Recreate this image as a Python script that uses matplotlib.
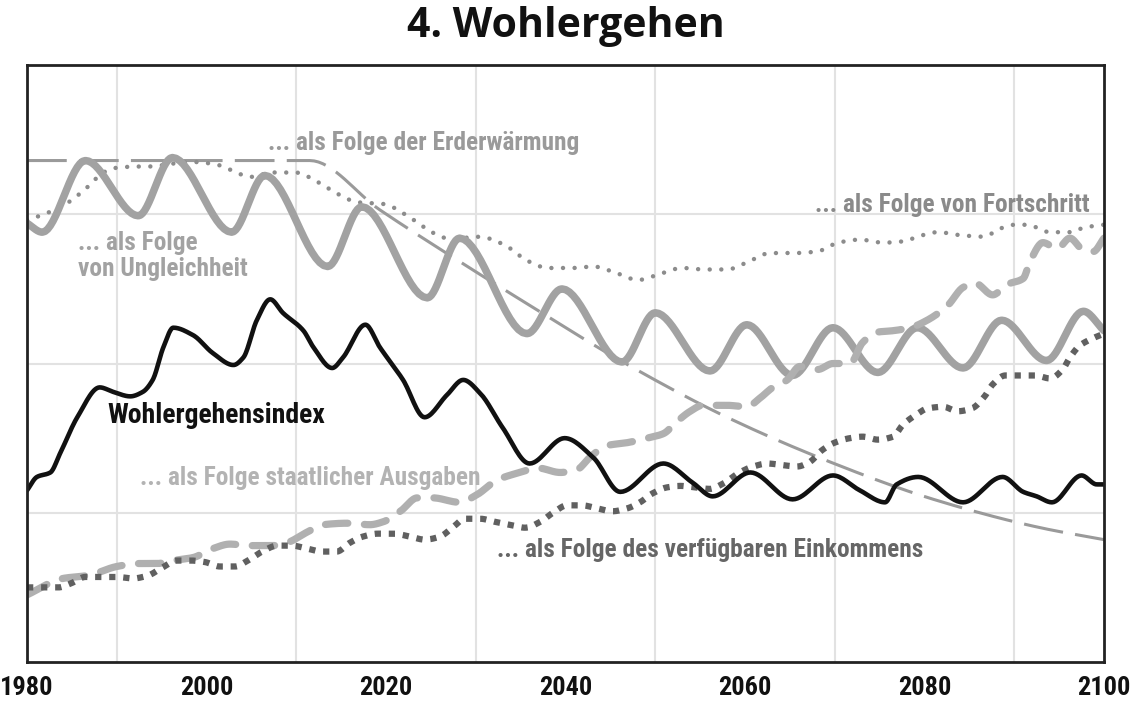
import numpy as np
import matplotlib.pyplot as plt

# values (years, index units 0..4)
years_ungleich = [1980.0, 1981.7, 1986.5, 1992.4, 1996.2, 2002.8, 2006.5, 2013.5, 2017.3, 2024.6,
                  2028.2, 2035.7, 2039.6, 2046.3, 2050.0, 2056.1, 2060.2, 2065.3, 2069.8, 2074.8,
                  2079.2, 2084.3, 2088.6, 2093.6, 2097.7, 2100.0]
vals_ungleich = [2.94, 2.88, 3.36, 2.99, 3.38, 2.88, 3.26, 2.65, 3.05, 2.44,
                 2.84, 2.20, 2.50, 2.01, 2.34, 1.95, 2.26, 1.92, 2.24, 1.94,
                 2.24, 1.97, 2.29, 2.02, 2.35, 2.22]

years_erde = [1980.0, 2011.5, 2019.3, 2027.5, 2036.0, 2046.4, 2058.0, 2069.5, 2081.0, 2092.9, 2100.0]
vals_erde = [3.36, 3.36, 3.03, 2.71, 2.39, 2.01, 1.64, 1.34, 1.09, 0.90, 0.82]

years_fort = [1980.0, 1982.3, 1984.6, 1986.7, 1988.5, 1989.8, 1992.4, 1993.7, 1996.3, 1998.7,
              2001.3, 2003.7, 2004.8, 2007.4, 2009.9, 2012.3, 2014.5, 2016.9, 2019.6, 2022.9,
              2025.1, 2027.5, 2029.9, 2031.3, 2033.6, 2035.7, 2038.1, 2040.7, 2043.1, 2045.5,
              2048.1, 2050.5, 2053.0, 2055.5, 2058.0, 2060.3, 2062.8, 2065.3, 2068.0, 2070.4,
              2072.8, 2075.4, 2077.8, 2079.2, 2081.5, 2084.0, 2086.5, 2088.7, 2090.1, 2091.4,
              2094.0, 2096.4, 2097.7, 2100.0]
vals_fort = [2.96, 3.01, 3.08, 3.18, 3.28, 3.31, 3.32, 3.32, 3.34, 3.35,
             3.33, 3.27, 3.25, 3.28, 3.28, 3.22, 3.14, 3.08, 3.07, 2.97,
             2.88, 2.83, 2.85, 2.84, 2.78, 2.69, 2.64, 2.64, 2.65, 2.61,
             2.56, 2.60, 2.64, 2.63, 2.63, 2.68, 2.74, 2.74, 2.75, 2.81,
             2.83, 2.81, 2.82, 2.85, 2.88, 2.86, 2.85, 2.91, 2.93, 2.93,
             2.88, 2.88, 2.91, 2.93]

years_staat = [1980.0, 1984.0, 1986.8, 1990.0, 1992.3, 1994.5, 1996.3, 1998.5, 2000.7, 2002.6,
               2004.8, 2007.4, 2009.0, 2011.2, 2013.0, 2015.7, 2018.2, 2019.7, 2021.6, 2023.5,
               2025.2, 2028.2, 2030.1, 2032.4, 2034.9, 2036.9, 2039.4, 2041.3, 2042.7, 2044.6,
               2046.9, 2049.1, 2050.9, 2052.4, 2053.9, 2055.3, 2058.0, 2060.2, 2061.7, 2063.1,
               2064.7, 2066.1, 2068.1, 2069.8, 2071.7, 2073.1, 2074.7, 2076.5, 2078.4, 2080.3,
               2082.6, 2084.3, 2085.6, 2087.6, 2089.2, 2091.0, 2091.8, 2093.2, 2094.8, 2096.2,
               2097.7, 2098.8, 2100.0]
vals_staat = [0.45, 0.56, 0.58, 0.64, 0.66, 0.66, 0.68, 0.70, 0.76, 0.79,
              0.78, 0.78, 0.80, 0.87, 0.92, 0.93, 0.92, 0.94, 1.01, 1.10,
              1.10, 1.07, 1.12, 1.22, 1.27, 1.30, 1.27, 1.29, 1.37, 1.45,
              1.47, 1.50, 1.53, 1.61, 1.68, 1.72, 1.72, 1.71, 1.77, 1.84,
              1.89, 1.98, 1.96, 2.00, 2.00, 2.14, 2.21, 2.22, 2.24, 2.29,
              2.39, 2.51, 2.54, 2.46, 2.53, 2.57, 2.69, 2.81, 2.77, 2.84,
              2.76, 2.75, 2.84]

years_eink = [1980.0, 1983.5, 1985.0, 1986.5, 1990.0, 1991.8, 1993.5, 1995.0, 1996.7, 1998.2,
              1999.8, 2001.5, 2003.2, 2004.6, 2006.2, 2007.9, 2009.5, 2011.2, 2012.9, 2014.5,
              2016.0, 2017.4, 2019.1, 2020.8, 2022.7, 2024.3, 2026.0, 2027.4, 2028.8, 2030.5,
              2032.1, 2033.8, 2035.5, 2037.2, 2038.6, 2040.2, 2041.8, 2043.5, 2045.2, 2046.9,
              2048.3, 2049.7, 2051.3, 2052.8, 2054.4, 2056.1, 2057.4, 2059.4, 2060.9, 2062.5,
              2064.1, 2065.8, 2067.2, 2068.6, 2070.0, 2071.7, 2073.1, 2074.8, 2076.5, 2077.6,
              2078.9, 2080.4, 2082.1, 2083.7, 2085.3, 2086.7, 2087.6, 2089.0, 2090.6, 2092.3,
              2094.0, 2095.4, 2096.2, 2097.3, 2098.8, 2100.0]
vals_eink = [0.50, 0.50, 0.53, 0.57, 0.57, 0.56, 0.58, 0.63, 0.68, 0.68,
             0.67, 0.64, 0.64, 0.68, 0.74, 0.78, 0.78, 0.76, 0.74, 0.74,
             0.80, 0.84, 0.86, 0.86, 0.84, 0.82, 0.84, 0.90, 0.96, 0.96,
             0.94, 0.92, 0.90, 0.94, 1.00, 1.05, 1.05, 1.03, 1.01, 1.03,
             1.07, 1.13, 1.17, 1.18, 1.17, 1.16, 1.19, 1.27, 1.31, 1.33,
             1.32, 1.31, 1.34, 1.42, 1.47, 1.50, 1.51, 1.49, 1.51, 1.59,
             1.65, 1.70, 1.71, 1.68, 1.70, 1.78, 1.86, 1.92, 1.92, 1.92,
             1.90, 1.96, 2.04, 2.12, 2.17, 2.20]

years_index = [1980.0, 1981.1, 1982.6, 1983.7, 1985.6, 1988.1, 1989.6, 1991.5, 1992.9, 1994.0,
               1995.2, 1996.3, 1998.5, 2000.7, 2003.0, 2004.1, 2005.6, 2007.1, 2008.5, 2010.8,
               2011.9, 2014.0, 2015.2, 2017.7, 2019.3, 2021.9, 2024.3, 2026.8, 2028.6, 2030.5,
               2033.0, 2036.0, 2039.9, 2043.1, 2046.1, 2050.9, 2054.2, 2056.4, 2060.6, 2065.3,
               2069.8, 2072.8, 2075.6, 2076.9, 2079.3, 2084.3, 2088.7, 2091.0, 2092.5, 2094.2,
               2097.5, 2099.2, 2100.0]
vals_index = [1.15, 1.24, 1.27, 1.40, 1.64, 1.84, 1.81, 1.78, 1.81, 1.89,
              2.11, 2.24, 2.19, 2.07, 1.99, 2.04, 2.29, 2.43, 2.34, 2.22,
              2.11, 1.97, 2.04, 2.26, 2.11, 1.89, 1.64, 1.79, 1.89, 1.80,
              1.57, 1.33, 1.50, 1.37, 1.14, 1.33, 1.20, 1.11, 1.27, 1.09,
              1.25, 1.15, 1.07, 1.19, 1.24, 1.07, 1.24, 1.14, 1.11, 1.07,
              1.25, 1.19, 1.19]

x_ticks = [1980, 2000, 2020, 2040, 2060, 2080, 2100]


def smooth(x, y, n=16):
    # monotone cubic hermite through the read points (drawing only)
    x = np.asarray(x, float)
    y = np.asarray(y, float)
    h = np.diff(x)
    d = np.diff(y) / h
    m = np.zeros_like(y)
    m[0], m[-1] = d[0], d[-1]
    for i in range(1, len(y) - 1):
        if d[i - 1] * d[i] > 0:
            w1 = 2 * h[i] + h[i - 1]
            w2 = h[i] + 2 * h[i - 1]
            m[i] = (w1 + w2) / (w1 / d[i - 1] + w2 / d[i])
    xs, ys = [], []
    t = np.linspace(0, 1, n, endpoint=False)
    h00 = 2 * t**3 - 3 * t**2 + 1
    h10 = t**3 - 2 * t**2 + t
    h01 = -2 * t**3 + 3 * t**2
    h11 = t**3 - t**2
    for i in range(len(h)):
        xs.append(x[i] + t * h[i])
        ys.append(h00 * y[i] + h10 * h[i] * m[i] + h01 * y[i + 1] + h11 * h[i] * m[i + 1])
    xs.append([x[-1]])
    ys.append([y[-1]])
    return np.concatenate(xs), np.concatenate(ys)


cond = ['Liberation Sans Narrow', 'Roboto Condensed', 'DejaVu Sans']

fig = plt.figure(figsize=(11.31, 7.06), dpi=100)
ax = fig.add_axes([0.0239, 0.0623, 0.9522, 0.8456])
ax.set_xlim(1980, 2100)
ax.set_ylim(0, 4)

# grid
ax.set_xticks(np.arange(1990, 2100, 10), minor=True)
ax.set_yticks([1, 2, 3], minor=True)
ax.grid(which='minor', color='#e2e2e2', lw=1.5, zorder=0)
ax.set_yticks([])
ax.set_xticks(x_ticks)
ax.set_xticklabels([str(t) for t in x_ticks], family=cond, weight='bold',
                   stretch='condensed', fontsize=19, color='#111111')
ax.tick_params(axis='x', which='both', length=0, pad=10)
ax.tick_params(axis='y', which='both', length=0)
for s in ax.spines.values():
    s.set_color('#222222')
    s.set_linewidth(2)
    s.set_zorder(10)

x, y = smooth(years_erde, vals_erde)
ax.plot(x, y, color='#9a9a9a', lw=2.2, dashes=(13, 4), solid_capstyle='butt', zorder=2)

x, y = smooth(years_fort, vals_fort)
ax.plot(x, y, color='#8c8c8c', lw=3.2, dashes=(0.01, 2.6), dash_capstyle='round', zorder=2)

x, y = smooth(years_ungleich, vals_ungleich)
ax.plot(x, y, color='#a2a2a2', lw=5.4, solid_capstyle='round', zorder=3)

x, y = smooth(years_staat, vals_staat)
ax.plot(x, y, color='#b0b0b0', lw=5.2, dashes=(3.1, 2.3), dash_capstyle='round', zorder=3)

x, y = smooth(years_eink, vals_eink)
ax.plot(x, y, color='#606060', lw=4.5, dashes=(1, 1.25), dash_capstyle='butt', zorder=4)

x, y = smooth(years_index, vals_index)
ax.plot(x, y, color='#111111', lw=3.3, solid_capstyle='round', zorder=5)

lab = dict(family=cond, weight='bold', stretch='condensed', fontsize=18.3, va='center', ha='left')
ax.text(2006.85, 3.48, '... als Folge der Erderwärmung', color='#9a9a9a', **lab)
ax.text(2067.8, 3.06, '... als Folge von Fortschritt', color='#8a8a8a', **lab)
ax.text(1985.7, 2.72, '... als Folge\nvon Ungleichheit', color='#a2a2a2', linespacing=1.1, **lab)
ax.text(1989.0, 1.65, 'Wohlergehensindex', color='#111111',
        **{**lab, 'fontsize': 20})
ax.text(1992.6, 1.23, '... als Folge staatlicher Ausgaben', color='#b3b3b3', **lab)
ax.text(2032.4, 0.75, '... als Folge des verfügbaren Einkommens', color='#666666', **lab)

fig.text(0.5, 1 - 37 / 706, '4. Wohlergehen', ha='center', va='baseline', fontsize=29.5,
         weight='bold', family=['Open Sans', 'DejaVu Sans'], color='#111111')

fig.savefig('out.png', dpi=100)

--

• Written instruction:
Make an exact copy of the lines from the top of the material through the line with "import matplotlib.pyplot as plt", pictures excluded.

• Exercise result:
Recreate this image as a Python script that uses matplotlib.
import numpy as np
import matplotlib.pyplot as plt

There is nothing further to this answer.